In this research, we present results from high-resolution 2D and 3D numerical simulations of the interaction of a first-mode internal wave field with an idealized shelf break. Our emphasis is to obtain an understanding of the partitioning of the internal wave energy over the course of the interaction process and gain insight into the dynamics of the onshore propagating internal boluses that form as a result of the interaction.
MScEng Research Thesis: Turbulent Mixing and Dispersion in Environmental Flows (2001-2002) Advisor - Professor Derek Stretch..
Direct numerical simulations are used to study mixing and dispersion in decaying stably stratified turbulence from a Lagrangian perspective. The change in density of fluid particles due to small scale mixing is extracted from the simulations to provide insight into the mixing process.
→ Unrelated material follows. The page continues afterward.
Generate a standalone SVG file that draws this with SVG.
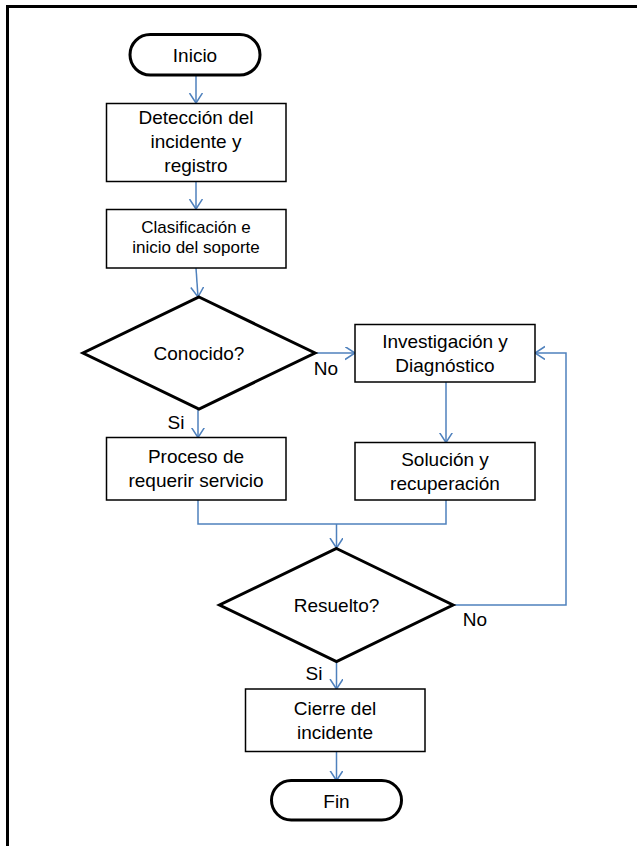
<svg xmlns="http://www.w3.org/2000/svg" width="637" height="846" viewBox="0 0 637 846">
<style>
text{font-family:"Liberation Sans",Arial,sans-serif;font-size:19px;fill:#000;text-anchor:middle}
.sm{font-size:17px}
.box{fill:#fff;stroke:#000;stroke-width:1.5}
.thick{fill:#fff;stroke:#000;stroke-width:3}
.con{fill:none;stroke:#4f81bd;stroke-width:1.5}
</style>
<defs>
<marker id="arr" markerUnits="userSpaceOnUse" markerWidth="12" markerHeight="15" refX="10" refY="6.5" orient="auto">
<path d="M0,0 L10,6.5 L0,13" fill="none" stroke="#4f81bd" stroke-width="1.5"/>
</marker>
</defs>
<rect width="637" height="846" fill="#fff"/>
<path d="M7.5,850 L7.5,6.5 L640,6.5" fill="none" stroke="#000" stroke-width="3"/>
<g id="connectors">
<line class="con" x1="196" y1="75" x2="196" y2="103" marker-end="url(#arr)"/>
<line class="con" x1="196" y1="181" x2="196" y2="209" marker-end="url(#arr)"/>
<line class="con" x1="196" y1="268" x2="198" y2="297" marker-end="url(#arr)"/>
<line class="con" x1="315" y1="353" x2="355" y2="353" marker-end="url(#arr)"/>
<line class="con" x1="198" y1="409" x2="198" y2="437.5" marker-end="url(#arr)"/>
<line class="con" x1="446" y1="382" x2="446" y2="442.5" marker-end="url(#arr)"/>
<polyline class="con" points="198,500 198,524 446,524 446,500"/>
<line class="con" x1="336.5" y1="524" x2="336.5" y2="548" marker-end="url(#arr)"/>
<polyline class="con" points="453,605 566,605 566,353 535,353" marker-end="url(#arr)"/>
<line class="con" x1="336.5" y1="662" x2="336.5" y2="689" marker-end="url(#arr)"/>
<line class="con" x1="336.5" y1="752" x2="336.5" y2="780.5" marker-end="url(#arr)"/>
<text x="326" y="375">No</text>
<text x="176" y="429">Si</text>
<text x="475" y="626">No</text>
<text x="314" y="680">Si</text>
</g>
<g id="inicio">
<rect class="thick" x="130" y="34.5" width="130" height="40.5" rx="20.25"/>
<text x="195" y="62">Inicio</text>
</g>
<g id="deteccion">
<rect class="box" x="106.5" y="103.5" width="179.5" height="78"/>
<text x="196" y="124">Detección del</text>
<text x="196" y="148">incidente y</text>
<text x="196" y="172">registro</text>
</g>
<g id="clasificacion">
<rect class="box" x="106.5" y="209.5" width="179.5" height="58.5"/>
<text class="sm" x="196" y="233">Clasificación e</text>
<text class="sm" x="196" y="253">inicio del soporte</text>
</g>
<g id="conocido">
<polygon class="thick" points="199,297 315,353 199,409 83,353"/>
<text x="199" y="360">Conocido?</text>
</g>
<g id="investigacion">
<rect class="box" x="355" y="324.5" width="180" height="57.5"/>
<text x="445" y="348">Investigación y</text>
<text x="445" y="371.5">Diagnóstico</text>
</g>
<g id="proceso">
<rect class="box" x="106.5" y="437.5" width="179.5" height="62.5"/>
<text x="196" y="463">Proceso de</text>
<text x="196" y="487">requerir servicio</text>
</g>
<g id="solucion">
<rect class="box" x="355" y="442.5" width="180" height="57.5"/>
<text x="445" y="465.5">Solución y</text>
<text x="445" y="490">recuperación</text>
</g>
<g id="resuelto">
<polygon class="thick" points="336.5,548.5 453,605 336.5,661.5 219.5,605"/>
<text x="336.5" y="611.5">Resuelto?</text>
</g>
<g id="cierre">
<rect class="box" x="245.5" y="689" width="179.5" height="62.5"/>
<text x="335" y="715">Cierre del</text>
<text x="335" y="739">incidente</text>
</g>
<g id="fin">
<rect class="thick" x="271.5" y="780.5" width="130" height="39.5" rx="19.75"/>
<text x="336.5" y="807.5">Fin</text>
</g>
</svg>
These changes are driven by temporally and spatially intermittent events that are strongly suppressed as the stratification increases and overturning motions disappear. This occurs for times Nt > 2&pi i.e. after one buoyancy period, where N is the buoyancy frequency. The role of small scale mixing processes in the density (or buoyancy) flux is analyzed. After an initial transient, we find that diapycnal displacements due to mixing dominate the dispersion of fluid particles, even in weak stratification. The relationship between the diapycnal diffusivity and vertical dispersion coefficients is found to be strongly dependent on stratification. Models for the mixing following fluid particles are investigated. The timescale for the density changes due to small scale mixing is shown to be approximately independent of N and instead remains linked to the energy decay timescale which is relatively insensitive to stratification. There are large changes in the structure of these flows as they evolve under the influence of buoyancy forces. We investigate these changes and their relationship to mixing. We find that strong mixing events are closely linked to the presence of overturning regions in the flow, and that they occur close to (but not within) these regions. The results reported here have implications for the development of improved models of diffusion in stably stratified turbulence. Further Development of this work has led to several new insights into modelling mixing in such flows and this work has been published in the Journal of Fluid Mechanics .
BScEng final year dissertation: Mixing Efficiency in Environmental Flows (2000).
My final year (undergraduate) dissertation was on mixing efficiency in environmental flows using direct numerical simulations, supervised by Professor Derek Stretch. My interest in water engineering lead me to undertake my final year (4th year of BScEng degree) design project on the design of a gravity dam on the Mooi River in South Africa, covering hydrological, hydraulic and structural engineering aspects. This project was supervised by Professor G G S Pegram. The project received an award for excellence from the Concrete Society of South Africa.